The first thing you need to known about Point of Terror is that, contrary to the title itself and the lurid poster art, it is not a horror film. The loopy '70s drive-in upstarts at Crown International shuffled this baby around for years on double bills trying to pass it off as an extreme slasher film, but ticked-off viewers were instead confronted with an absurd, campy murder melodrama, bathed in psychedelic lighting and ripe overracting. Imagine the counterculture acid-trip marvel Angel, Angel, Down We Go smashed together with a soapy Lana Turner thriller like Portrait in Black or The Big Cube, and that might begin to convey the sheer unbridled insanity awaiting in this giant, lovable hunk of celluloid Limburger.

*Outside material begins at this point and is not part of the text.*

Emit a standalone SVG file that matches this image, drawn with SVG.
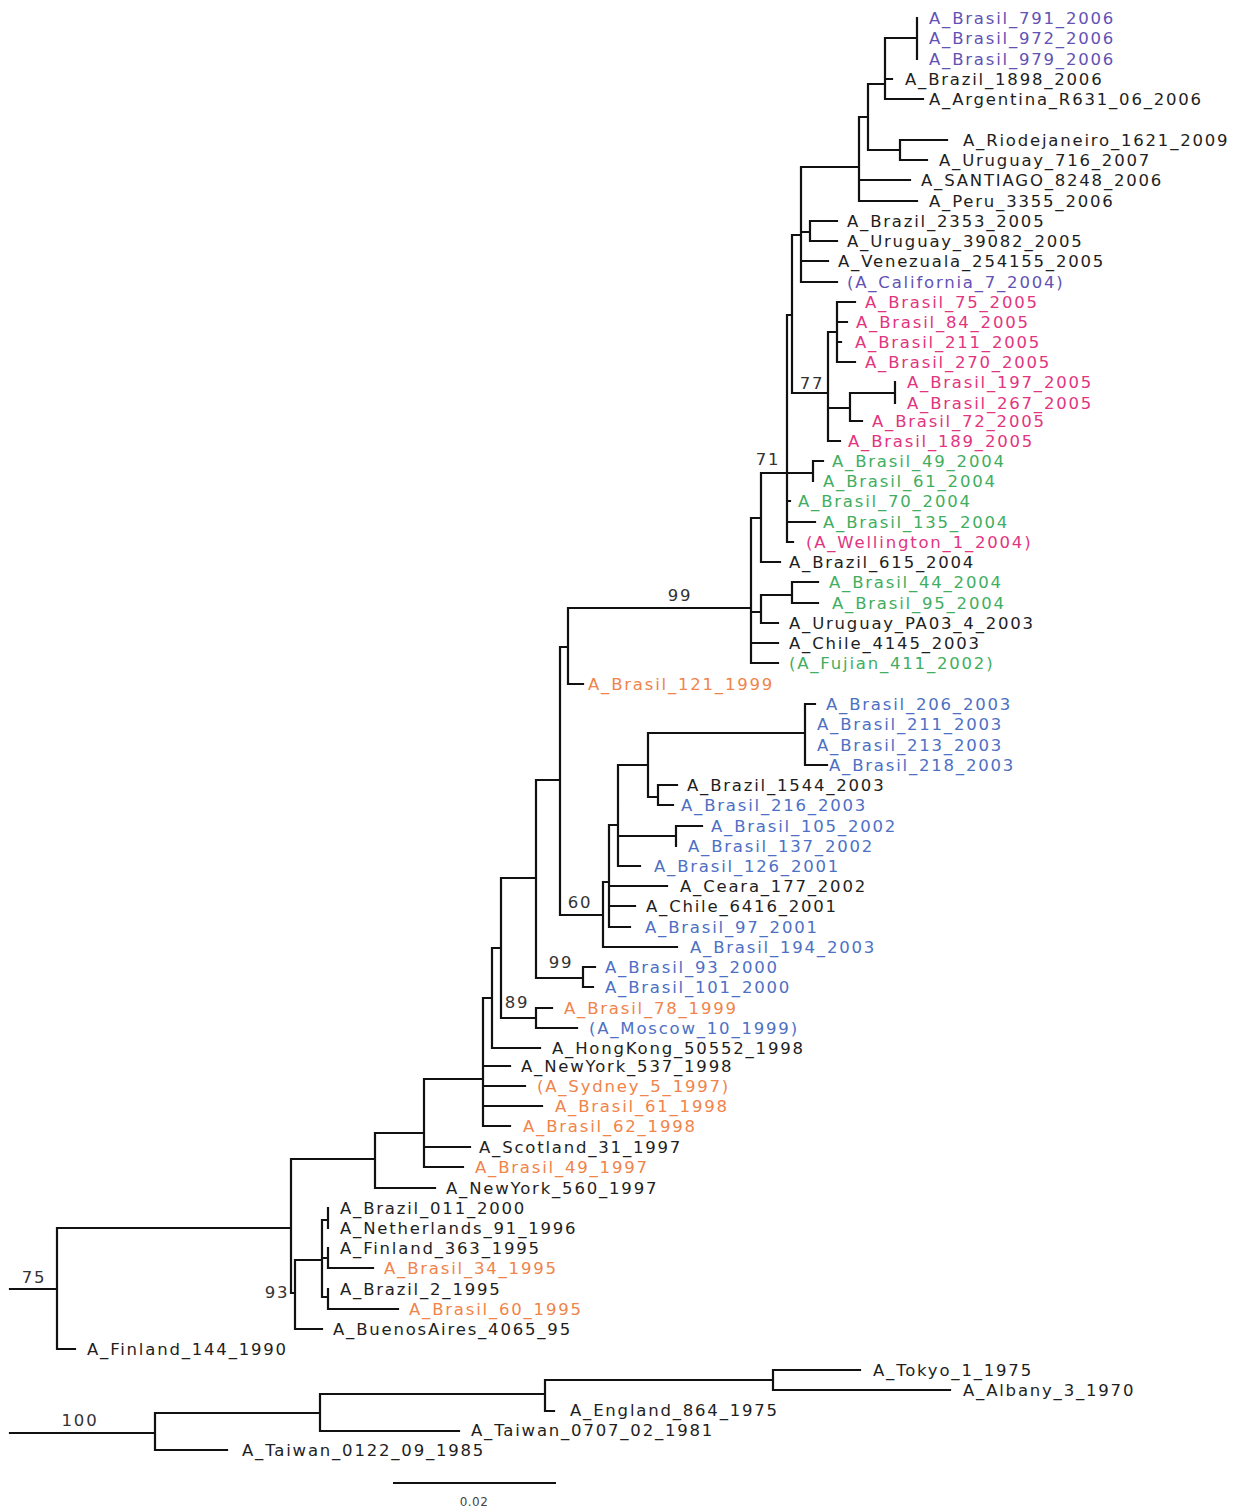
<svg xmlns="http://www.w3.org/2000/svg" width="1246" height="1508" viewBox="0 0 1246 1508">
<style>
text{font-family:"DejaVu Sans","Liberation Sans",sans-serif;font-size:16.5px;letter-spacing:1.8px}
.k{fill:#1e1e1e}.p{fill:#6252b4}.m{fill:#e2357f}.g{fill:#3fae5f}.o{fill:#f0844a}.b{fill:#4d70c4}
.lbl{fill:#333;text-anchor:middle}
.sc{font-size:12px;letter-spacing:0.5px;fill:#444;text-anchor:middle}
.e{fill:none;stroke:#111;stroke-width:2.2;stroke-linecap:square}
</style>
<rect width="1246" height="1508" fill="#fff"/>
<g id="connectors" class="e">
<path d="M10 1289H57M57 1228V1349M57 1228H291M57 1349H75M291 1159V1293M291 1159H375M375 1133V1188M375 1133H424M375 1188H435M424 1079V1167M424 1079H483M424 1147H470M424 1167H463M483 998V1126M483 998H492M483 1066H510M483 1086H525M483 1106H542M483 1126H510M492 948V1048M492 948H501M492 1048H540M501 878V1018M501 878H536M501 1018H536M536 1008V1028M536 1008H552M536 1028H577M536 780V978M536 780H560M536 978H583M583 967V987M583 967H595M583 987H593M560 647V915M560 647H568M560 915H603M568 608V684M568 608H751M568 684H583M751 518V663M751 518H761M751 612H761M751 643H778M751 663H778M761 595V623M761 595H792M761 623H778M792 582V603M792 582H818M792 603H818M761 473V562M761 473H813M761 562H780M787 315V542M787 315H792M787 501H790M787 522H815M787 542H793M813 461V481M813 461H823M792 235V393M792 235H801M792 393H828M801 167V282M801 167H859M801 232H810M801 261H828M801 282H837M810 221V241M810 221H837M810 241H837M859 117V201M859 117H868M859 180H910M859 201H917M868 84V150M868 84H885M868 150H900M885 38V99M885 38H917M885 79H892M885 99H923M917 18V59M900 140V160M900 140H947M900 160H927M828 332V441M828 332H837M828 408H850M828 441H840M837 302V362M837 302H855M837 322H847M837 342H841M837 362H855M850 393V421M850 393H895M850 421H862M895 382V403M603 882V947M603 882H609M603 947H677M609 825V927M609 825H618M609 886H667M609 906H635M609 927H630M618 765V866M618 765H648M618 836H676M618 866H640M648 733V797M648 733H805M648 797H658M805 704V765M805 704H815M805 765H827M658 785V805M658 785H677M658 805H673M676 826V846M676 826H702M291 1293H295M295 1260V1329M295 1260H322M295 1329H322M322 1220V1297M322 1220H328M322 1258H328M322 1297H328M328 1208V1228M328 1248V1268M328 1268H373M328 1289V1309M328 1309H398"/>
<path d="M10 1433H155M155 1413V1450M155 1413H320M155 1450H227M320 1394V1431M320 1394H545M320 1431H459M545 1380V1411M545 1380H773M545 1411H554M773 1370V1390M773 1370H860M773 1390H950"/>
</g>
<g id="scale-bar">
<line x1="393" y1="1483" x2="556" y2="1483" stroke="#111" stroke-width="2"/>
<text class="sc" x="474" y="1506">0.02</text>
</g>
<g id="support-labels">
<text class="lbl" x="680" y="601">99</text>
<text class="lbl" x="812" y="389">77</text>
<text class="lbl" x="768" y="465">71</text>
<text class="lbl" x="580" y="908">60</text>
<text class="lbl" x="561" y="968">99</text>
<text class="lbl" x="517" y="1008">89</text>
<text class="lbl" x="277" y="1298">93</text>
<text class="lbl" x="34" y="1283">75</text>
<text class="lbl" x="80" y="1426">100</text>
</g>
<g id="leaves">
<g id="n1"><text class="p" x="929" y="24">A_Brasil_791_2006</text></g>
<g id="n2"><text class="p" x="929" y="44">A_Brasil_972_2006</text></g>
<g id="n3"><text class="p" x="929" y="65">A_Brasil_979_2006</text></g>
<g id="n4"><text class="k" x="905" y="85">A_Brazil_1898_2006</text></g>
<g id="n5"><text class="k" x="929" y="105">A_Argentina_R631_06_2006</text></g>
<g id="n6"><text class="k" x="963" y="146">A_Riodejaneiro_1621_2009</text></g>
<g id="n7"><text class="k" x="939" y="166">A_Uruguay_716_2007</text></g>
<g id="n8"><text class="k" x="921" y="186">A_SANTIAGO_8248_2006</text></g>
<g id="n9"><text class="k" x="929" y="207">A_Peru_3355_2006</text></g>
<g id="n10"><text class="k" x="847" y="227">A_Brazil_2353_2005</text></g>
<g id="n11"><text class="k" x="847" y="247">A_Uruguay_39082_2005</text></g>
<g id="n12"><text class="k" x="838" y="267">A_Venezuala_254155_2005</text></g>
<g id="n13"><text class="p" x="847" y="288">(A_California_7_2004)</text></g>
<g id="n14"><text class="m" x="865" y="308">A_Brasil_75_2005</text></g>
<g id="n15"><text class="m" x="856" y="328">A_Brasil_84_2005</text></g>
<g id="n16"><text class="m" x="855" y="348">A_Brasil_211_2005</text></g>
<g id="n17"><text class="m" x="865" y="368">A_Brasil_270_2005</text></g>
<g id="n18"><text class="m" x="907" y="388">A_Brasil_197_2005</text></g>
<g id="n19"><text class="m" x="907" y="409">A_Brasil_267_2005</text></g>
<g id="n20"><text class="m" x="872" y="427">A_Brasil_72_2005</text></g>
<g id="n21"><text class="m" x="848" y="447">A_Brasil_189_2005</text></g>
<g id="n22"><text class="g" x="832" y="467">A_Brasil_49_2004</text></g>
<g id="n23"><text class="g" x="823" y="487">A_Brasil_61_2004</text></g>
<g id="n24"><text class="g" x="798" y="507">A_Brasil_70_2004</text></g>
<g id="n25"><text class="g" x="823" y="528">A_Brasil_135_2004</text></g>
<g id="n26"><text class="m" x="806" y="548">(A_Wellington_1_2004)</text></g>
<g id="n27"><text class="k" x="789" y="568">A_Brazil_615_2004</text></g>
<g id="n28"><text class="g" x="829" y="588">A_Brasil_44_2004</text></g>
<g id="n29"><text class="g" x="832" y="609">A_Brasil_95_2004</text></g>
<g id="n30"><text class="k" x="789" y="629">A_Uruguay_PA03_4_2003</text></g>
<g id="n31"><text class="k" x="789" y="649">A_Chile_4145_2003</text></g>
<g id="n32"><text class="g" x="789" y="669">(A_Fujian_411_2002)</text></g>
<g id="n33"><text class="o" x="588" y="690">A_Brasil_121_1999</text></g>
<g id="n34"><text class="b" x="826" y="710">A_Brasil_206_2003</text></g>
<g id="n35"><text class="b" x="817" y="730">A_Brasil_211_2003</text></g>
<g id="n36"><text class="b" x="817" y="751">A_Brasil_213_2003</text></g>
<g id="n37"><text class="b" x="829" y="771">A_Brasil_218_2003</text></g>
<g id="n38"><text class="k" x="687" y="791">A_Brazil_1544_2003</text></g>
<g id="n39"><text class="b" x="681" y="811">A_Brasil_216_2003</text></g>
<g id="n40"><text class="b" x="711" y="832">A_Brasil_105_2002</text></g>
<g id="n41"><text class="b" x="688" y="852">A_Brasil_137_2002</text></g>
<g id="n42"><text class="b" x="654" y="872">A_Brasil_126_2001</text></g>
<g id="n43"><text class="k" x="680" y="892">A_Ceara_177_2002</text></g>
<g id="n44"><text class="k" x="646" y="912">A_Chile_6416_2001</text></g>
<g id="n45"><text class="b" x="645" y="933">A_Brasil_97_2001</text></g>
<g id="n46"><text class="b" x="690" y="953">A_Brasil_194_2003</text></g>
<g id="n47"><text class="b" x="605" y="973">A_Brasil_93_2000</text></g>
<g id="n48"><text class="b" x="605" y="993">A_Brasil_101_2000</text></g>
<g id="n49"><text class="o" x="564" y="1014">A_Brasil_78_1999</text></g>
<g id="n50"><text class="b" x="589" y="1034">(A_Moscow_10_1999)</text></g>
<g id="n51"><text class="k" x="552" y="1054">A_HongKong_50552_1998</text></g>
<g id="n52"><text class="k" x="521" y="1072">A_NewYork_537_1998</text></g>
<g id="n53"><text class="o" x="537" y="1092">(A_Sydney_5_1997)</text></g>
<g id="n54"><text class="o" x="555" y="1112">A_Brasil_61_1998</text></g>
<g id="n55"><text class="o" x="523" y="1132">A_Brasil_62_1998</text></g>
<g id="n56"><text class="k" x="479" y="1153">A_Scotland_31_1997</text></g>
<g id="n57"><text class="o" x="475" y="1173">A_Brasil_49_1997</text></g>
<g id="n58"><text class="k" x="446" y="1194">A_NewYork_560_1997</text></g>
<g id="n59"><text class="k" x="340" y="1214">A_Brazil_011_2000</text></g>
<g id="n60"><text class="k" x="340" y="1234">A_Netherlands_91_1996</text></g>
<g id="n61"><text class="k" x="340" y="1254">A_Finland_363_1995</text></g>
<g id="n62"><text class="o" x="384" y="1274">A_Brasil_34_1995</text></g>
<g id="n63"><text class="k" x="340" y="1295">A_Brazil_2_1995</text></g>
<g id="n64"><text class="o" x="409" y="1315">A_Brasil_60_1995</text></g>
<g id="n65"><text class="k" x="333" y="1335">A_BuenosAires_4065_95</text></g>
<g id="n66"><text class="k" x="87" y="1355">A_Finland_144_1990</text></g>
<g id="n67"><text class="k" x="873" y="1376">A_Tokyo_1_1975</text></g>
<g id="n68"><text class="k" x="963" y="1396">A_Albany_3_1970</text></g>
<g id="n69"><text class="k" x="570" y="1416">A_England_864_1975</text></g>
<g id="n70"><text class="k" x="471" y="1436">A_Taiwan_0707_02_1981</text></g>
<g id="n71"><text class="k" x="242" y="1456">A_Taiwan_0122_09_1985</text></g>
</g>
</svg>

The one element that really puts this over the top from the opening frames is leading man Peter Carpenter, a Tom Jones lookalike with a singularly strange onscreen presence who made his debut as one of Erica Gavin's conquests in Russ Meyer's Vixen and went on to headline a trio of unique trash classics in the early '70s: this film, Blood Mania, and Love Me Like I Do. His co-star from the latter film, Dyanne Thorne, returns here and of course went on to sleaze infamy in Ilsa, She-Wolf of the SS and its sequels. The fun starts as lounge singer Tony Trelos (Carpenter) belts out a song over the main credits in an eye-searing red fringe outfit, only to wake up on the beach screaming from his own performance. His hysteria is cut short by a passerby, buxom Andrea Hillard (Thorne), wearing the world's first frumpy bikini. Not minding that he's trespassing on her beach, they strike up a rapport that continues when she decides to catch his act at The Lobster House in Santa Monica, CA (yeah, it's still there, but it's just called The Lobster now), where he charms the crowd with another pop ditty. They begin an affair that leads to a boost in Tony's recording career, but things take a downturn when Andrea decides to bump off her wheelchair-bound recording maven husband (Marston) by chucking him in the swimming pool. Then there's Andrea's sexy young stepdaughter, Helayne (Hansen), who also shares Tony's bed (or couch, or car seat). Naturally, this cannot end happily.

As long as you know what you're getting into, Point of Terror is one hell of a good time. Rampant fashion violations, loud musical numbers, obscene checkered furniture, violent dream sequences, ratty wigs, equal opportunity nudity, saturated primary color lighting years before Suspiria, and reams of purple, sex-obsessed dialogue will keep even the most seasoned trash fanatic giddy with disbelief. While Blood Mania might be tacky fun, this is definitely Peter Carpenter's bonkers masterpiece. Unfortunately he died a few years after completing his mighty trilogy, but thankfully this film remains to convince generations of viewers that the '70s were a filmmaking decade truly unlike any other. The scene in which Thorne lures her husband to his death while the soundtrack explodes with bullfighting taunts should be enough to convince any doubters, but then the plot twists, turns, and flips upside down for the final third, and you' really won't believe the last-second twist ending. A lot of credit must also go to director Alex Nichol, busy TV actor who also helmed The Screaming Skull and several television episodes. God knows what he and all four of the writers were smoking when they made this, but it must have been great.

Point of Terror first appeared on DVD as part of Rhino's Horrible Horrors collection in what was easily the best transfer of the lot, though the open matte presentation exposed a huge amount of extraneous picture information on the top and bottom that constantly threw the compositions out of whack. The Scorpion special edition version wisely gives the film a spotlight all its own and restores the original widescreen framing, while the image quality is even better with stronger color definition. It's really quite a work of hideous beauty, though for some inexplicable reason, a couple of players used for this reveal displaying a heavy crawling dot pattern over the yellow opening credits and occasionally throughout on bright objects. On an Xbox it displayed no problems, however; just be aware that this could happen. Extras include the very misleading theatrical trailer, a telephone interview with Thorne (who talks about her early career and memories of Carpenter, but it's difficult to make out some of her comments), and a more informative interview with co-star Simms (who plays Thorne's best friend in the film), Carpenter's acting teacher, who covers everything from his real name to her repeated admiration for his physique. She reveals he had no singing experience before the film (which doesn't come as a huge shock) and discusses how she found out about his death as well as his "nice" stripper girlfriend at the time.